The only small detail they don’t tell us is that regime change will be a very long and destructive process that might easily spill outside Syria’s borders.
Qaddafi’s army consisted of an estimated 10,000 semi committed not very professional loyalists. Syria’s ideological army and special forces are as large as 250,000 committed professional, well-armed members. “The regime’s” backbone is the army. The Day After hopes to attract dozens of respected opposition members, Syrian army generals (preferably from minorities) as well as government and diplomatic corps defectors and in that way, the regime will somehow collapse as the US and friends can squeeze a week’s worth of propaganda coverage for each defector hoping to continuously demoralize the regime and its supporters.
This dream outcome is very unlikely. The Day After will be too late. After a most probable long bloody civil, and perhaps regional, war that might lead to a regime collapse, no one will be able to control Syria. The Swiss, Norwegian and USIP “facilitators” and their full-spectrum Syrian opposition “owners” of the day after report will not pay the price. The Syrian people will.
The content of The Day After report is mostly admirable. But until the United States abandons the option of toppling the regime by force, The Day After is nothing more than a fancy psychological warfare recruitment tool.

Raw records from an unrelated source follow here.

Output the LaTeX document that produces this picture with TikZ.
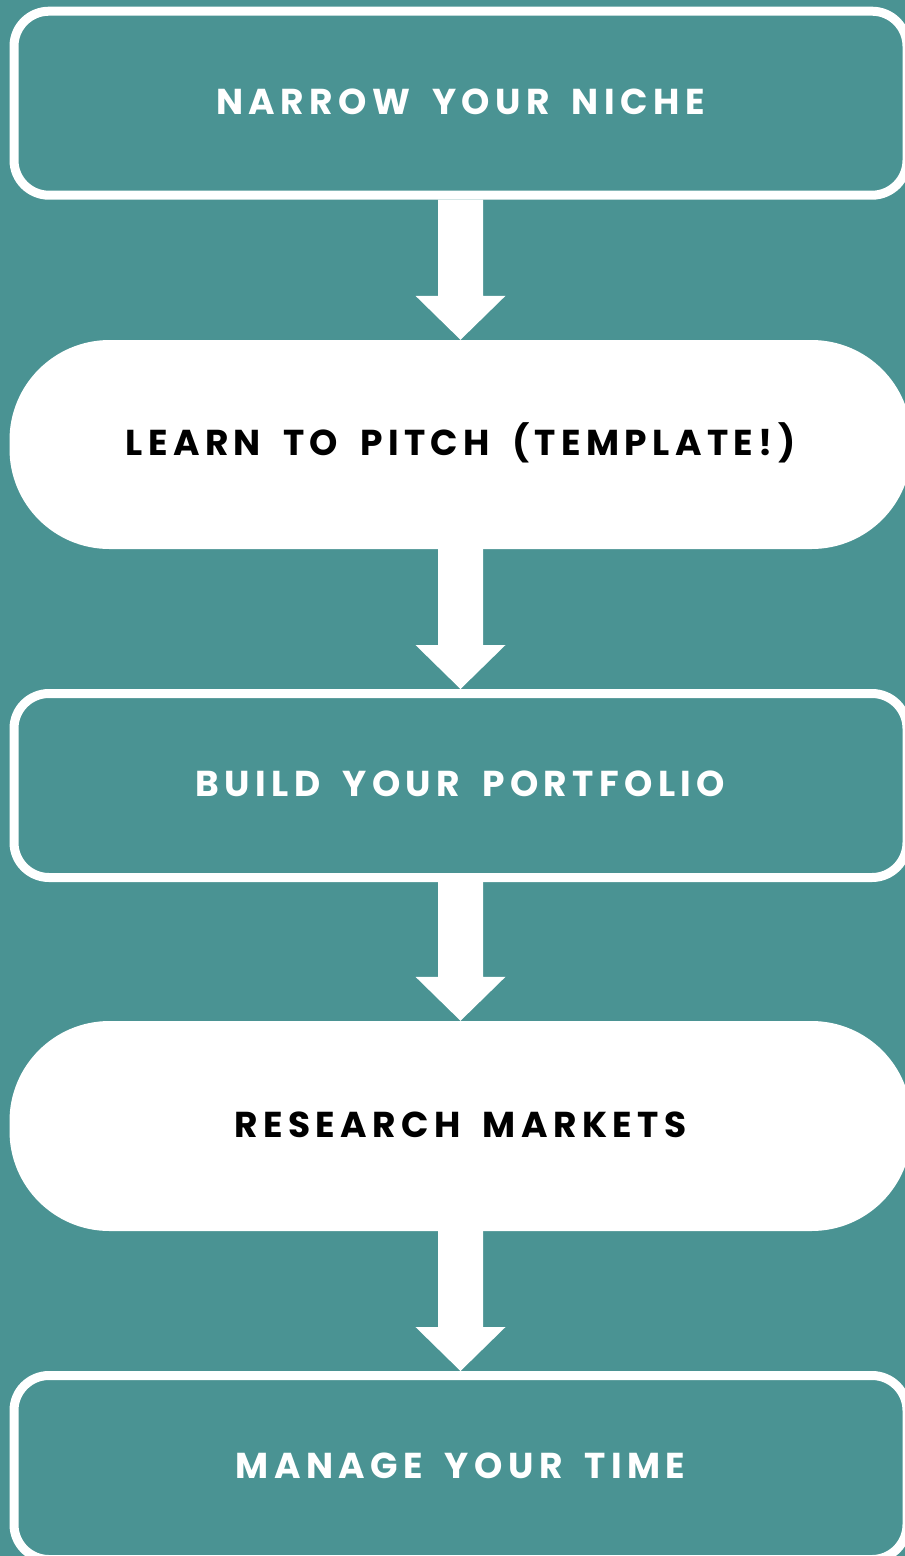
\documentclass[tikz,border=0pt]{standalone}
\usepackage{fontspec}
\setmainfont{Poppins}[LetterSpace=15,WordSpace=1.7]
\usetikzlibrary{calc}
\definecolor{teal}{HTML}{4A9393}
\tikzset{
  stepbox/.style={rectangle, draw=white, line width=9pt, rounded corners=35pt,
    minimum width=893pt, minimum height=184pt, inner sep=0pt,
    text=white, text height=26pt, text depth=4pt,
    font=\bfseries\fontsize{36}{40}\selectfont},
  pillbox/.style={rectangle, fill=white, rounded corners=100pt,
    minimum width=902pt, inner sep=0pt,
    text=black, text height=26pt, text depth=4pt,
    font=\bfseries\fontsize{36}{40}\selectfont},
}
\newcommand\flowarrow[2]{%
  \fill[white] let \p1=(#1.south), \p2=(#2.north) in
    (\x1-22.5pt,\y1) -- (\x1-22.5pt,\y2+44pt) -- (\x1-45pt,\y2+44pt) --
    (\x1,\y2) -- (\x1+45pt,\y2+44pt) -- (\x1+22.5pt,\y2+44pt) --
    (\x1+22.5pt,\y1) -- cycle;}
\begin{document}
\begin{tikzpicture}[x=1pt,y=-1pt]
\fill[teal] (0,0) rectangle (905,1556);
\useasboundingbox (0,0) rectangle (905,1556);
\node[stepbox] (b1) at (460.5,103.2) {NARROW YOUR NICHE};
\node[pillbox, minimum height=209pt] (b2) at (460.5,444.5) {LEARN TO PITCH (TEMPLATE!)};
\node[stepbox] (b3) at (460.5,785.5) {BUILD YOUR PORTFOLIO};
\node[pillbox, minimum height=210pt] (b4) at (460.5,1126) {RESEARCH MARKETS};
\node[stepbox] (b5) at (460.5,1467.5) {MANAGE YOUR TIME};
\flowarrow{b1}{b2}
\flowarrow{b2}{b3}
\flowarrow{b3}{b4}
\flowarrow{b4}{b5}
\end{tikzpicture}
\end{document}
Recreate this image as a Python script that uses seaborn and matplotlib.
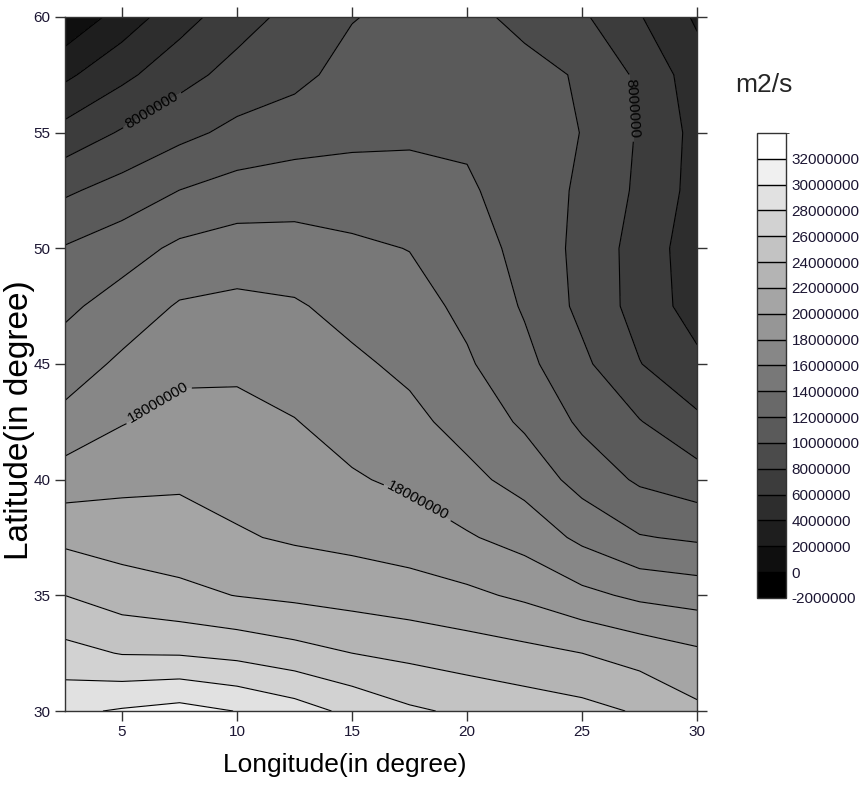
import numpy as np
import matplotlib
matplotlib.use("Agg")
import matplotlib.pyplot as plt
from matplotlib.colors import ListedColormap, BoundaryNorm
import seaborn as sns

# grid nodes (degrees)
lon = [2.5, 5, 7.5, 10, 12.5, 15, 17.5, 20, 22.5, 25, 27.5, 30]
lat = [60, 57.5, 55, 52.5, 50, 47.5, 45, 42.5, 40, 37.5, 35, 32.5, 30]

# values, in millions of m2/s, one list per latitude row
row_60 = [0.3, 2.85, 5.2, 7.14, 8.63, 9.9, 10.6, 10.5, 9.5, 8.3, 6.13, 3.7]
row_57_5 = [3.58, 5.51, 7.28, 8.71, 9.45, 10.74, 11.21, 11.0, 10.6, 9.8, 7.61, 4.9]
row_55 = [6.69, 8.2, 9.46, 10.5, 11.1, 11.5, 11.7, 11.65, 10.8, 9.96, 7.79, 5.4]
row_52_5 = [9.68, 10.79, 12.02, 12.8, 13.04, 12.96, 12.7, 12.29, 11.0, 9.71, 7.63, 5.3]
row_50 = [12.13, 13.12, 14.4, 14.91, 14.82, 14.36, 13.95, 12.91, 11.4, 9.43, 7.2, 4.9]
row_47_5 = [13.58, 14.85, 16.19, 16.47, 16.21, 15.38, 14.77, 13.53, 11.8, 9.49, 7.24, 5.1]
row_45 = [14.98, 16.37, 17.52, 17.65, 17.15, 16.36, 15.57, 14.25, 12.54, 10.44, 8.07, 6.45]
row_42_5 = [16.58, 17.89, 18.66, 18.54, 18.07, 17.25, 16.51, 15.29, 13.67, 11.64, 10.1, 8.41]
row_40 = [18.96, 19.5, 19.69, 19.32, 18.91, 18.2, 17.61, 16.53, 15.29, 13.25, 11.71, 10.88]
row_37_5 = [21.53, 21.09, 20.91, 20.2, 19.75, 19.43, 19.01, 18.2, 17.25, 15.56, 14.13, 13.71]
row_35 = [24.0, 23.04, 22.48, 21.95, 21.6, 21.25, 20.89, 20.42, 19.65, 18.51, 17.6, 17.19]
row_32_5 = [26.64, 25.9, 25.83, 25.41, 24.72, 24.0, 23.5, 23.0, 22.56, 22.0, 21.2, 20.36]
row_30 = [29.6, 30.2, 30.7, 29.95, 28.9, 27.5, 26.3, 25.64, 25.07, 24.6, 23.8, 22.4]

# contour levels in m2/s
levels = list(range(-2000000, 34000001, 2000000))
labelled = [8000000, 18000000]

sns.set_style("ticks")
plt.rcParams["font.family"] = ["Liberation Sans", "DejaVu Sans"]

Z = np.array([row_60, row_57_5, row_55, row_52_5, row_50, row_47_5, row_45,
              row_42_5, row_40, row_37_5, row_35, row_32_5, row_30]) * 1e6

grays = sns.blend_palette(["#000000", "#ffffff"], n_colors=len(levels) - 1)
cmap = ListedColormap(grays)
norm = BoundaryNorm(levels, cmap.N)

fig = plt.figure(figsize=(8.66, 7.86), dpi=100)
ax = fig.add_axes([0.0745, 0.0954, 0.7305, 0.883])

cf = ax.contourf(lon, lat, Z, levels=levels, cmap=cmap, norm=norm)
plain = [v for v in levels if v not in labelled]
ax.contour(lon, lat, Z, levels=plain, colors="black", linewidths=0.8)
# labelled lines drawn on their own so clabel only sees these levels
cs = ax.contour(lon, lat, Z, levels=labelled, colors="black", linewidths=0.8)
ax.clabel(cs, fmt=lambda v: "%d" % round(v), fontsize=11,
          colors="black", inline=True, inline_spacing=4,
          manual=[(6.35, 55.9), (27.26, 56.07), (6.52, 43.4), (17.74, 38.86)])

ax.set_xlim(2.5, 30)
ax.set_ylim(30, 60)
ax.set_xticks([5, 10, 15, 20, 25, 30])
ax.set_yticks([30, 35, 40, 45, 50, 55, 60])
txt = "#1c1633"
ax.tick_params(direction="out", length=7, width=1, color="#333333",
               top=True, right=True, labeltop=False, labelright=False,
               labelsize=11, labelcolor=txt, pad=3)
for s in ax.spines.values():
    s.set_color("#333333")
    s.set_linewidth(1)

ax.set_xlabel("Longitude(in degree)", fontsize=19, color="black")
ax.xaxis.set_label_coords(0.4435, -0.078)
ax.xaxis.label.set_va("center")
ax.set_ylabel("Latitude(in degree)", fontsize=24, color="black")
ax.yaxis.set_label_coords(-0.071, 0.4186)
ax.yaxis.label.set_va("center")

cax = fig.add_axes([0.874, 0.2392, 0.0335, 0.5916])
cb = fig.colorbar(cf, cax=cax, ticks=levels[:-1], drawedges=True)
cb.set_ticklabels(["%d" % v for v in levels[:-1]])
cb.ax.tick_params(length=0, labelsize=11, labelcolor=txt, pad=4)
cb.dividers.set_color("black")
cb.dividers.set_linewidth(1)
cb.outline.set_edgecolor("#333333")
cb.outline.set_linewidth(1)

fig.text(0.882, 0.892, "m2/s", fontsize=19, ha="center", va="center")

fig.savefig("out.png", dpi=100)
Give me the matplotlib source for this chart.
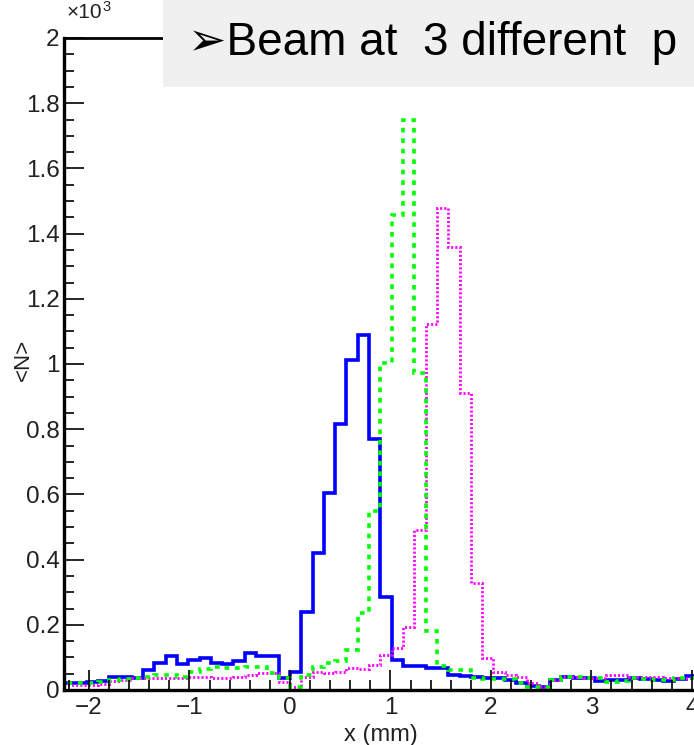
import numpy as np
import matplotlib
matplotlib.use("Agg")
import matplotlib.pyplot as plt
from matplotlib.patches import Rectangle
from matplotlib.ticker import MultipleLocator, FuncFormatter

plt.rcParams['font.family'] = ['Liberation Sans', 'DejaVu Sans']

# histogram binning: 60 bins from -2.25 to 4.5 mm
x_lo, x_hi, n_bins = -2.25, 4.5, 60

# <N> per bin, three beam positions
n_pos1 = [20, 20, 25, 29, 41, 41, 36, 61, 84, 104, 79, 92, 97, 84, 79, 90, 112, 104, 104, 36,
          56, 238, 419, 605, 815, 1012, 1089, 771, 286, 92, 74, 74, 67, 67, 46, 42, 40, 38, 36, 30,
          22, 12, 10, 30, 40, 38, 36, 28, 30, 32, 36, 34, 30, 28, 35, 43, 40, 38, 42, 40]
n_pos2 = [20, 20, 22, 25, 31, 33, 36, 40, 46, 46, 41, 56, 63, 71, 68, 66, 71, 71, 51, 37,
          10, 46, 71, 82, 89, 123, 236, 550, 1002, 1457, 1748, 971, 180, 74, 62, 60, 36, 33, 33, 34,
          20, 10, 10, 31, 39, 39, 36, 36, 25, 28, 36, 34, 31, 31, 36, 36, 34, 36, 33, 35]
n_pos3 = [15, 15, 15, 17, 29, 31, 36, 36, 36, 36, 38, 41, 40, 36, 36, 41, 45, 51, 51, 25,
          8, 40, 56, 53, 56, 66, 64, 77, 107, 128, 194, 491, 1123, 1477, 1360, 910, 327, 97, 56, 46,
          41, 20, 10, 31, 41, 41, 36, 36, 46, 46, 41, 41, 41, 36, 36, 36, 38, 36, 40, 37]

edges = np.linspace(x_lo, x_hi, n_bins + 1)

W, H = 694, 745
fig = plt.figure(figsize=(W / 100, H / 100), dpi=100)
# axes runs past the right edge of the picture (the reference is a crop)
left, right, bottom, top = 63.9, 742.1, 690, 38
ax = fig.add_axes([left / W, (H - bottom) / H, (right - left) / W, (bottom - top) / H])

ax.stairs(n_pos1, edges, color='#0000ff', linewidth=2.6, baseline=0)
ax.stairs(n_pos3, edges, color='#ff00ff', linewidth=2.0, linestyle=(0, (0.75, 0.75)), baseline=0)
ax.stairs(n_pos2, edges, color='#00ff00', linewidth=2.6, linestyle=(0, (1.3, 1.6)), baseline=0)

ax.set_xlim(x_lo, x_hi)
ax.set_ylim(0, 2000)

ax.xaxis.set_major_locator(MultipleLocator(1))
ax.xaxis.set_minor_locator(MultipleLocator(0.2))
ax.yaxis.set_major_locator(MultipleLocator(200))
ax.yaxis.set_minor_locator(MultipleLocator(50))
ax.yaxis.set_major_formatter(FuncFormatter(lambda v, p: f"{v / 1000:g}"))

ax.tick_params(which='both', direction='in', width=1.2, labelsize=17.5, top=False, right=False,
               labelcolor='#222222')
ax.tick_params(which='major', length=14.4)
ax.tick_params(which='minor', length=7.2)
ax.tick_params(axis='x', pad=5)
ax.tick_params(axis='y', pad=3)

ax.spines['left'].set_linewidth(2.4)
ax.spines['bottom'].set_linewidth(2.4)
ax.spines['top'].set_linewidth(2.0)
ax.spines['right'].set_linewidth(2.0)

fig.text(381 / W, 1 - 735 / H, "x (mm)", ha='center', va='center', fontsize=17, color='#222222')
fig.text(23 / W, 1 - 360 / H, "<N>", ha='center', va='center', rotation=90, fontsize=16,
         color='#222222')
# axis multiplier, drawn as base plus raised exponent
fig.text(67 / W, 1 - 18 / H, "×10", ha='left', va='baseline', fontsize=15, color='#222222')
fig.text(102 / W, 1 - 11 / H, "3", ha='left', va='baseline', fontsize=10.5, color='#222222')

# grey title box over the top of the frame
fig.add_artist(Rectangle((163 / W, 1 - 87 / H), 1, 87 / H, transform=fig.transFigure,
                         facecolor='#f0f0f0', edgecolor='none', zorder=5))
fig.text(188 / W, 1 - 55 / H, "➢Beam at  3 different  p", ha='left', va='baseline',
         fontsize=33, zorder=6)

fig.savefig("out.png", dpi=100)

It is NOT too late for dialogue. The dialogue option has never been properly explored. The United States encouraged, and fully expected all Arabs to stick, for long decades, to peaceful options in seeking an end to their conflict with an intransigent, often insincere Likud-ledership of Israel. The same United States gave up on dialogue in Syria after WEEKS, not decades, of the start of the crisis.
Those who do not commit to dialogue as the only way to end the crisis will have blood on their hands. There is much more killing waiting to take place for the next few years if you want to wait for and promote the day after.